Production of high-density protein-microarrays by cell-free in situ expression
Due to the success of DNA-microarrays and the growing numbers of available protein expression clones, protein microarrays become more and more popular for the high-throughput screening of protein interactions. However, the widespread applicability of protein microarrays for this and other applications is hampered by the large effort associated with their production. Beside the requirement for a protein expression library, the actual protein expression and purification represents bottleneck.

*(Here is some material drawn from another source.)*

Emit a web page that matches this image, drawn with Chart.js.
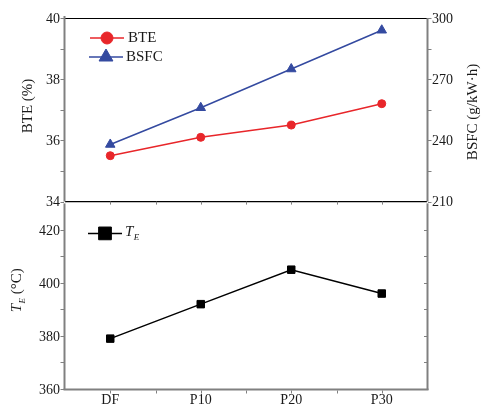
<!DOCTYPE html>
<html>
<head>
<meta charset="utf-8">
<title>BTE / BSFC / TE</title>
<script src="https://cdn.jsdelivr.net/npm/chart.js@4/dist/chart.umd.min.js"></script>
<style>
  html, body { margin: 0; padding: 0; background: #fff; }
  #wrap { position: relative; width: 481px; height: 405px; overflow: hidden; }
  #wrap canvas { position: absolute; left: 0; }
</style>
</head>
<body>
<div id="wrap">
  <canvas id="topChart" width="481" height="215" style="top:0"></canvas>
  <canvas id="botChart" width="481" height="215" style="top:190px"></canvas>
</div>
<script>
// fuel blends on the x axis
const fuels = ['DF', 'P10', 'P20', 'P30'];

// brake thermal efficiency (%), left axis of the upper panel
const bte = [35.5, 36.1, 36.5, 37.2];
// brake specific fuel consumption (g/kW·h), right axis of the upper panel
const bsfc = [238, 256, 275, 294];
// exhaust temperature (°C), lower panel
const te = [379, 392, 405, 396];

const bteTicks = [34, 36, 38, 40];
const bsfcTicks = [210, 240, 270, 300];
const teTicks = [360, 380, 400, 420];

const RED = 'rgb(232,38,42)';
const BLUE = 'rgb(52,74,160)';
const AXIS_GRAY = '#808080';
const INK = '#1a1a1a';
const SERIF = '"Liberation Serif", "Times New Roman", serif';

const mids = arr => arr.slice(1).map((v, i) => (v + arr[i]) / 2);

function hLine(ctx, x1, x2, y, color, w) {
  ctx.save();
  ctx.strokeStyle = color; ctx.lineWidth = w;
  ctx.beginPath(); ctx.moveTo(x1, y); ctx.lineTo(x2, y); ctx.stroke();
  ctx.restore();
}
function vLine(ctx, x, y1, y2, color, w) {
  ctx.save();
  ctx.strokeStyle = color; ctx.lineWidth = w;
  ctx.beginPath(); ctx.moveTo(x, y1); ctx.lineTo(x, y2); ctx.stroke();
  ctx.restore();
}

// tick marks on a vertical axis, dir = -1 points left, +1 points right
function yTicks(ctx, scale, values, x, dir, len) {
  values.forEach(v => {
    const y = Math.round(scale.getPixelForValue(v)) + 0.5;
    hLine(ctx, x, x + dir * len, y, AXIS_GRAY, 1);
  });
}
// tick marks on the category axis: at each category and halfway between
function xTicks(ctx, scale, y, dir, len) {
  const xs = fuels.map((f, i) => scale.getPixelForValue(i));
  xs.concat(mids(xs)).forEach(x => {
    vLine(ctx, Math.round(x) + 0.5, y, y + dir * len, AXIS_GRAY, 1);
  });
}

function marker(ctx, style, x, y, r, color) {
  ctx.save();
  ctx.fillStyle = color; ctx.strokeStyle = color; ctx.lineWidth = 1;
  Chart.helpers.drawPoint(ctx, { pointStyle: style, radius: r, borderWidth: 1 }, x, y);
  ctx.restore();
}

// T with subscript E, then an optional tail, drawn from (x, y) on a middle baseline
function drawTE(ctx, x, y, size, tail) {
  ctx.textBaseline = 'middle';
  ctx.textAlign = 'left';
  ctx.font = `italic ${size}px ${SERIF}`;
  ctx.fillText('T', x, y);
  x += ctx.measureText('T').width + 0.5;
  ctx.font = `italic ${Math.round(size * 0.6)}px ${SERIF}`;
  ctx.fillText('E', x, y + size * 0.35);
  x += ctx.measureText('E').width;
  if (tail) {
    ctx.font = `${size}px ${SERIF}`;
    ctx.fillText(tail, x, y);
  }
}
function widthTE(ctx, size, tail) {
  ctx.font = `italic ${size}px ${SERIF}`;
  let w = ctx.measureText('T').width + 0.5;
  ctx.font = `italic ${Math.round(size * 0.6)}px ${SERIF}`;
  w += ctx.measureText('E').width;
  if (tail) { ctx.font = `${size}px ${SERIF}`; w += ctx.measureText(tail).width; }
  return w;
}

function legendRow(ctx, x, y, color, style, r, lw) {
  hLine(ctx, x, x + 34, y, color, lw);
  marker(ctx, style, x + 17, y, r, color);
}

// frame, ticks, titles and legend of the upper panel
const topDecor = {
  id: 'topDecor',
  afterDatasetsDraw(chart) {
    const { ctx, chartArea: a, scales } = chart;
    hLine(ctx, a.left - 1, a.right + 1, a.top + 0.5, '#000', 1);
    hLine(ctx, a.left, a.right, a.bottom, '#000', 1.2);
    vLine(ctx, a.left - 0.5, a.top - 2, a.bottom, AXIS_GRAY, 2);
    vLine(ctx, a.right + 0.5, a.top, a.bottom, AXIS_GRAY, 2);
    yTicks(ctx, scales.y, bteTicks.concat(mids(bteTicks)), a.left - 1, -1, 3.5);
    yTicks(ctx, scales.y1, bsfcTicks.concat(mids(bsfcTicks)), a.right + 1, 1, 3.5);
    xTicks(ctx, scales.x, a.bottom, 1, 3);

    ctx.save();
    ctx.fillStyle = INK;
    ctx.font = `15px ${SERIF}`;
    ctx.textAlign = 'center';
    ctx.textBaseline = 'middle';
    ctx.translate(28, 106);
    ctx.rotate(-Math.PI / 2);
    ctx.fillText('BTE (%)', 0, 0);
    ctx.restore();

    ctx.save();
    ctx.fillStyle = INK;
    ctx.font = `15px ${SERIF}`;
    ctx.textAlign = 'center';
    ctx.textBaseline = 'middle';
    ctx.translate(473, 112);
    ctx.rotate(-Math.PI / 2);
    ctx.fillText('BSFC (g/kW·h)', 0, 0);
    ctx.restore();

    // legend
    legendRow(ctx, 90, 38, RED, 'circle', 6, 1.5);
    legendRow(ctx, 89, 57, BLUE, 'triangle', 8, 1.5);
    ctx.save();
    ctx.fillStyle = INK;
    ctx.font = `15px ${SERIF}`;
    ctx.textBaseline = 'middle';
    ctx.fillText('BTE', 128, 38.5);
    ctx.fillText('BSFC', 126, 57.5);
    ctx.restore();
  }
};

// frame, ticks, titles and legend of the lower panel
const botDecor = {
  id: 'botDecor',
  afterDatasetsDraw(chart) {
    const { ctx, chartArea: a, scales } = chart;
    vLine(ctx, a.left - 0.5, a.top, a.bottom + 1, AXIS_GRAY, 2);
    vLine(ctx, a.right + 0.5, a.top, a.bottom + 1, AXIS_GRAY, 2);
    hLine(ctx, a.left - 1.5, a.right + 1.5, a.bottom + 0.5, AXIS_GRAY, 2);
    const all = teTicks.concat(mids(teTicks));
    yTicks(ctx, scales.y, all, a.left - 1, -1, 3.5);
    yTicks(ctx, scales.y, all.concat([410]), a.right, -1, 3);
    xTicks(ctx, scales.x, a.bottom + 1.5, 1, 3);

    ctx.save();
    ctx.fillStyle = INK;
    const w = widthTE(ctx, 15, ' (°C)');
    ctx.translate(19, (a.top + a.bottom) / 2 - 6);
    ctx.rotate(-Math.PI / 2);
    drawTE(ctx, -w / 2, -2, 15, ' (°C)');
    ctx.restore();

    legendRow(ctx, 88, a.top + 30, '#000', 'rect', 9, 1.5);
    ctx.save();
    ctx.fillStyle = INK;
    drawTE(ctx, 125, a.top + 29, 15, '');
    ctx.restore();
  }
};

const tickFont = { family: SERIF, size: 14 };

new Chart(document.getElementById('topChart'), {
  type: 'line',
  data: {
    labels: fuels,
    datasets: [{
      label: 'BTE',
      data: bte,
      yAxisID: 'y',
      borderColor: RED,
      backgroundColor: RED,
      borderWidth: 1.5,
      pointStyle: 'circle',
      pointRadius: 4,
      pointBorderWidth: 1
    }, {
      label: 'BSFC',
      data: bsfc,
      yAxisID: 'y1',
      borderColor: BLUE,
      backgroundColor: BLUE,
      borderWidth: 1.5,
      pointStyle: 'triangle',
      pointRadius: 5.5,
      pointBorderWidth: 1
    }]
  },
  options: {
    responsive: false,
    animation: false,
    events: [],
    layout: { padding: { top: 18, left: 0, right: 0, bottom: 0 } },
    plugins: { legend: { display: false }, tooltip: { enabled: false } },
    scales: {
      x: {
        offset: true,
        grid: { display: false },
        border: { display: false },
        ticks: { display: false },
        afterFit: s => { s.height = 12; }
      },
      y: {
        position: 'left',
        min: 34, max: 40,
        afterBuildTicks: s => { s.ticks = bteTicks.map(v => ({ value: v })); },
        grid: { display: false, drawTicks: false },
        border: { display: false },
        ticks: { font: tickFont, color: INK, padding: 5, labelOffset: 1 },
        afterFit: s => { s.width = 65; }
      },
      y1: {
        position: 'right',
        min: 210, max: 300,
        afterBuildTicks: s => { s.ticks = bsfcTicks.map(v => ({ value: v })); },
        grid: { display: false, drawTicks: false },
        border: { display: false },
        ticks: { font: tickFont, color: INK, padding: 5, labelOffset: 1 },
        afterFit: s => { s.width = 54; }
      }
    }
  },
  plugins: [topDecor]
});

new Chart(document.getElementById('botChart'), {
  type: 'line',
  data: {
    labels: fuels,
    datasets: [{
      label: 'TE',
      data: te,
      borderColor: '#000',
      backgroundColor: '#000',
      borderWidth: 1.5,
      pointStyle: 'rect',
      pointRadius: 5.3,
      pointBorderWidth: 1
    }]
  },
  options: {
    responsive: false,
    animation: false,
    events: [],
    layout: { padding: { top: 13, left: 0, right: 54, bottom: 0 } },
    plugins: { legend: { display: false }, tooltip: { enabled: false } },
    scales: {
      x: {
        offset: true,
        grid: { display: false, drawTicks: false },
        border: { display: false },
        ticks: { font: tickFont, color: INK, padding: 3, maxRotation: 0 },
        afterFit: s => { s.height = 16; }
      },
      y: {
        position: 'left',
        min: 360, max: 430,
        afterBuildTicks: s => { s.ticks = teTicks.map(v => ({ value: v })); },
        grid: { display: false, drawTicks: false },
        border: { display: false },
        ticks: { font: tickFont, color: INK, padding: 5, labelOffset: 1 },
        afterFit: s => { s.width = 65; }
      }
    }
  },
  plugins: [botDecor]
});
</script>
</body>
</html>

As part of the EU-funded MolTools project, we established a process that allows the generation of protein microarrays from process by which proteins are expressed from unbound DNA template molecules on the microarray surface (or on any solid support). It comprises the spotting of DNA templates onto the surface and the transfer of a cell-free transcription and translation mix on top of the same spot in a second spotting run. Using wildtype GFP as a model protein, we demonstrated the time and template dependence of this coupled transcription and translation and showed that enough protein is produced to yield signals that are comparable to 300 µg/ml of spotted protein. Plasmids as well as unpurified PCR-products can be used as templates and as little as 35 fg of PCR-product (~22,500 molecules) are sufficient for the expression of full-length proteins.
We adapted the system to the high-throughput expression of libraries by designing a single primer pair harbouring promoter, ribosomal binding site and terminator sequences for an on the chip expression of a multitude of such PCR-products. Utilising full-length cDNA libraries of overall 16,000 human clones, we are producing such microarrays for various types of analysis.
Utilising the capability of detecting the interaction of individual molecules and therefore being able to count the actual number of interacting molecules, we are able to perform interaction studies in a really quantitative manner.